As pointed out earlier, the aerial war against ISIS would need to be supplemented with ground warfare. But there is still no consensus about who, among the coalition partners, will contribute the ground troops. The US and its western allies contend that it is the Arabs’ fight and that they should be doing the actual fighting on the ground. And, indeed, the Iraqi military and the Kurdish Peshmerga are engaged in the operations against ISIS. However, the Iraqi forces, despite all their training by the US over the years and with US-supplied weaponry, have been more adept at fleeing rather than fighting, though there are recent reports that their morale has improved and things might change for the better. This remains to be seen. The Kurdish Peshmerga, on the other hand, are said to be motivated fighters and have been doing their bit but they lack high calibre weaponry to confront ISIS. In other words, the ground forces that are supposed to take on ISIS militants are not battle ready yet. That would leave the US and its allies to fill the gap at some point. However, President Obama has made it clear that the US will not put boots on the ground even though he has already sent 1,500 combat ready experts as advisers and trainers.

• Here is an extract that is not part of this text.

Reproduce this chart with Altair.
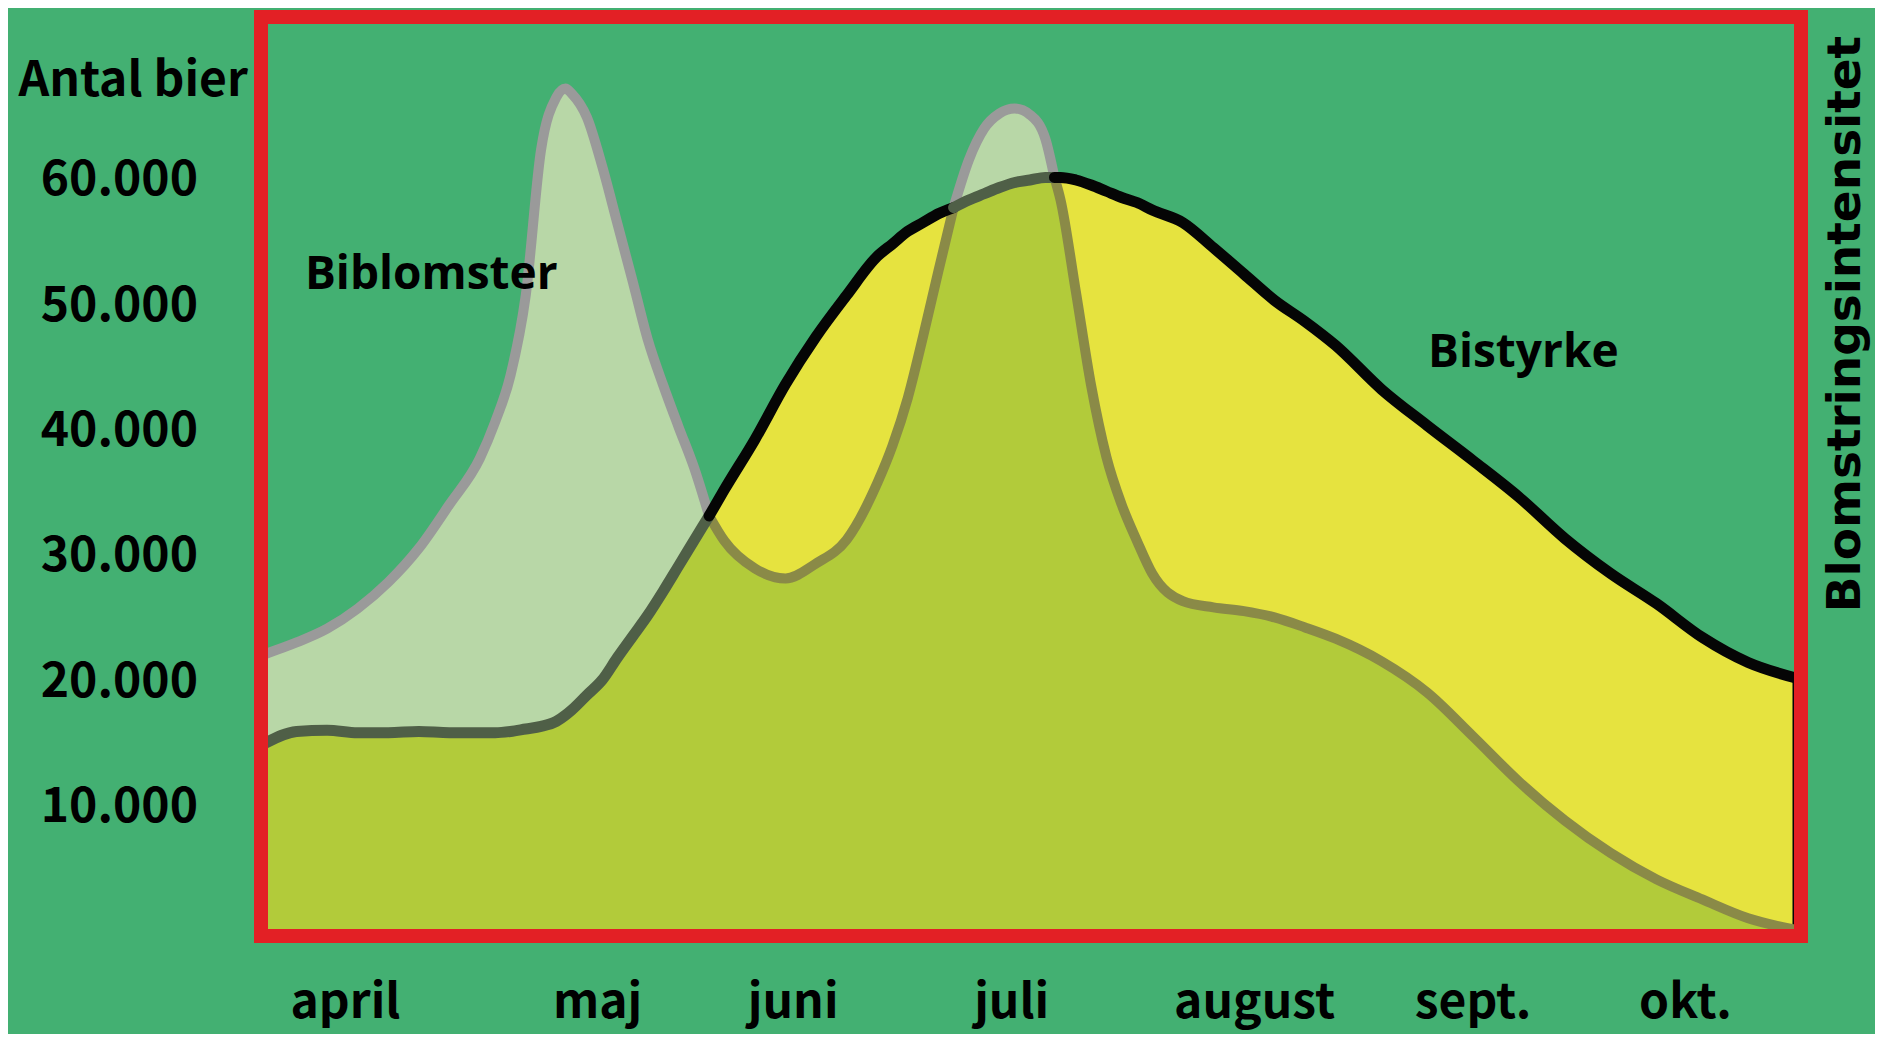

One just has to wonder what they will do in terms of training and equipment, not done during the time they were in Iraq from 2003 to 2011? Would that mean that the US might, at some point, put its own troops on the ground, as it considers ISIS a threat to its own security? ISIS might even be goading the US in that direction if its recent statement is anything to go by. The statement said in part: “You will pay the price when your economies collapse. You will pay the price when your sons are sent to wage war against us and they return to you as disabled amputees, or inside coffins, or mentally ill.”

Whether or not the US will put boots on the ground remains to be seen. One thing though is clear: it will be a long drawn out war.